- **WHAT IS REQUIRED**:
Do not include the pictures; repeat the rest of the data exactly.
>> BEGIN
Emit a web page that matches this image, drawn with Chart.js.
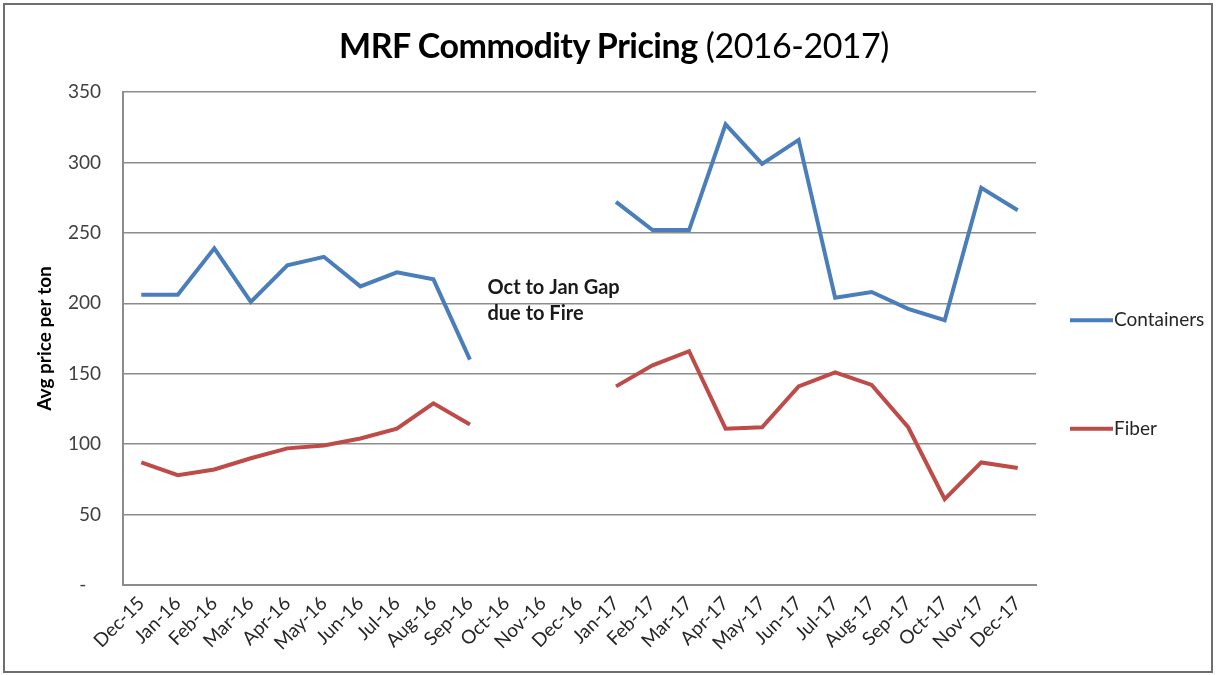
<!DOCTYPE html>
<html>
<head>
<meta charset="utf-8">
<title>MRF Commodity Pricing (2016-2017)</title>
<script src="https://cdn.jsdelivr.net/npm/chart.js@4/dist/chart.umd.min.js"></script>
<style>
    html, body { margin: 0; padding: 0; background: #ffffff; }
    #wrap { position: relative; width: 1216px; height: 675px; overflow: hidden; }
    #frame {
        position: absolute; left: 3px; top: 3px; width: 1206px; height: 666px;
        border: 2px solid #6f6f6f; pointer-events: none;
    }
    #chartTitle {
        position: absolute; left: 6px; top: 25px; width: 1216px; text-align: center;
        font-family: Lato, "Open Sans", sans-serif; font-size: 34px; color: #000000;
        line-height: 40px; letter-spacing: -0.5px;
    }
    #chartTitle b { font-weight: 700; }
    #chartTitle span { font-weight: 400; }
    canvas { position: absolute; left: 0; top: 0; }
</style>
</head>
<body>
<div id="wrap">
    <canvas id="pricingChart" width="1216" height="675"></canvas>
    <div id="chartTitle"><b>MRF Commodity Pricing</b> <span>(2016-2017)</span></div>
    <div id="frame"></div>
</div>
<script>
// Months on the category axis
const months = [
    'Dec-15', 'Jan-16', 'Feb-16', 'Mar-16', 'Apr-16', 'May-16', 'Jun-16', 'Jul-16',
    'Aug-16', 'Sep-16', 'Oct-16', 'Nov-16', 'Dec-16', 'Jan-17', 'Feb-17', 'Mar-17',
    'Apr-17', 'May-17', 'Jun-17', 'Jul-17', 'Aug-17', 'Sep-17', 'Oct-17', 'Nov-17', 'Dec-17'
];

// Avg price per ton (null = gap, Oct to Jan)
const containers = [206, 206, 239, 201, 227, 233, 212, 222, 217, 160, null, null, null,
    272, 252, 252, 327, 299, 316, 204, 208, 196, 188, 282, 266];
const fiber = [87, 78, 82, 90, 97, 99, 104, 111, 129, 114, null, null, null,
    141, 156, 166, 111, 112, 141, 151, 142, 112, 61, 87, 83];

const yTicks = [0, 50, 100, 150, 200, 250, 300, 350];
const noteLines = ['Oct to Jan Gap', 'due to Fire'];

const FONT = 'Lato, "Open Sans", sans-serif';
const GRID = '#8c8c8c';

// Note text placed next to the gap
const notePlugin = {
    id: 'gapNote',
    afterDatasetsDraw(chart) {
        const { ctx, scales } = chart;
        const x = scales.x.getPixelForValue(10) - 19;
        const y = scales.y.getPixelForValue(211);
        ctx.save();
        ctx.font = `bold 20px ${FONT}`;
        ctx.fillStyle = '#1a1a1a';
        ctx.textBaseline = 'middle';
        noteLines.forEach((line, i) => ctx.fillText(line, x, y + i * 26));
        ctx.restore();
    }
};

// Legend on the right, one entry per series
const legendPlugin = {
    id: 'sideLegend',
    afterDraw(chart) {
        const { ctx, scales } = chart;
        const anchors = [scales.y.getPixelForValue(188), scales.y.getPixelForValue(111)];
        ctx.save();
        ctx.font = `19px ${FONT}`;
        ctx.textBaseline = 'middle';
        chart.data.datasets.forEach((ds, i) => {
            const y = anchors[i];
            ctx.strokeStyle = ds.borderColor;
            ctx.lineWidth = 4;
            ctx.beginPath();
            ctx.moveTo(1070, y);
            ctx.lineTo(1113, y);
            ctx.stroke();
            ctx.fillStyle = '#262626';
            ctx.fillText(ds.label, 1114, y);
        });
        ctx.restore();
    }
};

new Chart(document.getElementById('pricingChart').getContext('2d'), {
    type: 'line',
    data: {
        labels: months,
        datasets: [
            {
                label: 'Containers',
                data: containers,
                borderColor: '#4a7ebb',
                backgroundColor: '#4a7ebb',
                borderWidth: 4,
                pointRadius: 0,
                tension: 0,
                spanGaps: false
            },
            {
                label: 'Fiber',
                data: fiber,
                borderColor: '#be4b48',
                backgroundColor: '#be4b48',
                borderWidth: 4,
                pointRadius: 0,
                tension: 0,
                spanGaps: false
            }
        ]
    },
    options: {
        responsive: false,
        animation: false,
        layout: { padding: { top: 92, right: 180, bottom: 0, left: 0 } },
        plugins: {
            legend: { display: false },
            title: { display: false },
            tooltip: { enabled: false }
        },
        scales: {
            x: {
                offset: true,
                grid: { display: false, drawTicks: false },
                border: { display: true, color: GRID, width: 2 },
                ticks: {
                    autoSkip: false,
                    maxRotation: 45,
                    minRotation: 45,
                    padding: 7,
                    color: '#262626',
                    font: { family: FONT, size: 19 }
                },
                afterFit: (s) => { s.height = 90; }
            },
            y: {
                min: 0,
                max: 350,
                afterBuildTicks: (s) => { s.ticks = yTicks.map(v => ({ value: v })); },
                grid: { color: GRID, lineWidth: 1.5, drawTicks: false },
                border: { display: true, color: GRID, width: 2 },
                ticks: {
                    padding: 22,
                    color: '#404040',
                    font: { family: FONT, size: 19 },
                    callback: (v) => v === 0 ? '-   ' : v
                },
                title: {
                    display: true,
                    text: 'Avg price per ton',
                    color: '#000000',
                    font: { family: FONT, size: 19, weight: 'bold' },
                    padding: { top: 33, bottom: 0 }
                },
                afterFit: (s) => { s.width = 123; }
            }
        }
    },
    plugins: [notePlugin, legendPlugin]
});
</script>
</body>
</html>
>> END
- **TASK SOLUTION**:
Emit a web page that matches this image, drawn with Chart.js.
<!DOCTYPE html>
<html>
<head>
<meta charset="utf-8">
<title>MRF Commodity Pricing (2016-2017)</title>
<script src="https://cdn.jsdelivr.net/npm/chart.js@4/dist/chart.umd.min.js"></script>
<style>
    html, body { margin: 0; padding: 0; background: #ffffff; }
    #wrap { position: relative; width: 1216px; height: 675px; overflow: hidden; }
    #frame {
        position: absolute; left: 3px; top: 3px; width: 1206px; height: 666px;
        border: 2px solid #6f6f6f; pointer-events: none;
    }
    #chartTitle {
        position: absolute; left: 6px; top: 25px; width: 1216px; text-align: center;
        font-family: Lato, "Open Sans", sans-serif; font-size: 34px; color: #000000;
        line-height: 40px; letter-spacing: -0.5px;
    }
    #chartTitle b { font-weight: 700; }
    #chartTitle span { font-weight: 400; }
    canvas { position: absolute; left: 0; top: 0; }
</style>
</head>
<body>
<div id="wrap">
    <canvas id="pricingChart" width="1216" height="675"></canvas>
    <div id="chartTitle"><b>MRF Commodity Pricing</b> <span>(2016-2017)</span></div>
    <div id="frame"></div>
</div>
<script>
// Months on the category axis
const months = [
    'Dec-15', 'Jan-16', 'Feb-16', 'Mar-16', 'Apr-16', 'May-16', 'Jun-16', 'Jul-16',
    'Aug-16', 'Sep-16', 'Oct-16', 'Nov-16', 'Dec-16', 'Jan-17', 'Feb-17', 'Mar-17',
    'Apr-17', 'May-17', 'Jun-17', 'Jul-17', 'Aug-17', 'Sep-17', 'Oct-17', 'Nov-17', 'Dec-17'
];

// Avg price per ton (null = gap, Oct to Jan)
const containers = [206, 206, 239, 201, 227, 233, 212, 222, 217, 160, null, null, null,
    272, 252, 252, 327, 299, 316, 204, 208, 196, 188, 282, 266];
const fiber = [87, 78, 82, 90, 97, 99, 104, 111, 129, 114, null, null, null,
    141, 156, 166, 111, 112, 141, 151, 142, 112, 61, 87, 83];

const yTicks = [0, 50, 100, 150, 200, 250, 300, 350];
const noteLines = ['Oct to Jan Gap', 'due to Fire'];

const FONT = 'Lato, "Open Sans", sans-serif';
const GRID = '#8c8c8c';

// Note text placed next to the gap
const notePlugin = {
    id: 'gapNote',
    afterDatasetsDraw(chart) {
        const { ctx, scales } = chart;
        const x = scales.x.getPixelForValue(10) - 19;
        const y = scales.y.getPixelForValue(211);
        ctx.save();
        ctx.font = `bold 20px ${FONT}`;
        ctx.fillStyle = '#1a1a1a';
        ctx.textBaseline = 'middle';
        noteLines.forEach((line, i) => ctx.fillText(line, x, y + i * 26));
        ctx.restore();
    }
};

// Legend on the right, one entry per series
const legendPlugin = {
    id: 'sideLegend',
    afterDraw(chart) {
        const { ctx, scales } = chart;
        const anchors = [scales.y.getPixelForValue(188), scales.y.getPixelForValue(111)];
        ctx.save();
        ctx.font = `19px ${FONT}`;
        ctx.textBaseline = 'middle';
        chart.data.datasets.forEach((ds, i) => {
            const y = anchors[i];
            ctx.strokeStyle = ds.borderColor;
            ctx.lineWidth = 4;
            ctx.beginPath();
            ctx.moveTo(1070, y);
            ctx.lineTo(1113, y);
            ctx.stroke();
            ctx.fillStyle = '#262626';
            ctx.fillText(ds.label, 1114, y);
        });
        ctx.restore();
    }
};

new Chart(document.getElementById('pricingChart').getContext('2d'), {
    type: 'line',
    data: {
        labels: months,
        datasets: [
            {
                label: 'Containers',
                data: containers,
                borderColor: '#4a7ebb',
                backgroundColor: '#4a7ebb',
                borderWidth: 4,
                pointRadius: 0,
                tension: 0,
                spanGaps: false
            },
            {
                label: 'Fiber',
                data: fiber,
                borderColor: '#be4b48',
                backgroundColor: '#be4b48',
                borderWidth: 4,
                pointRadius: 0,
                tension: 0,
                spanGaps: false
            }
        ]
    },
    options: {
        responsive: false,
        animation: false,
        layout: { padding: { top: 92, right: 180, bottom: 0, left: 0 } },
        plugins: {
            legend: { display: false },
            title: { display: false },
            tooltip: { enabled: false }
        },
        scales: {
            x: {
                offset: true,
                grid: { display: false, drawTicks: false },
                border: { display: true, color: GRID, width: 2 },
                ticks: {
                    autoSkip: false,
                    maxRotation: 45,
                    minRotation: 45,
                    padding: 7,
                    color: '#262626',
                    font: { family: FONT, size: 19 }
                },
                afterFit: (s) => { s.height = 90; }
            },
            y: {
                min: 0,
                max: 350,
                afterBuildTicks: (s) => { s.ticks = yTicks.map(v => ({ value: v })); },
                grid: { color: GRID, lineWidth: 1.5, drawTicks: false },
                border: { display: true, color: GRID, width: 2 },
                ticks: {
                    padding: 22,
                    color: '#404040',
                    font: { family: FONT, size: 19 },
                    callback: (v) => v === 0 ? '-   ' : v
                },
                title: {
                    display: true,
                    text: 'Avg price per ton',
                    color: '#000000',
                    font: { family: FONT, size: 19, weight: 'bold' },
                    padding: { top: 33, bottom: 0 }
                },
                afterFit: (s) => { s.width = 123; }
            }
        }
    },
    plugins: [notePlugin, legendPlugin]
});
</script>
</body>
</html>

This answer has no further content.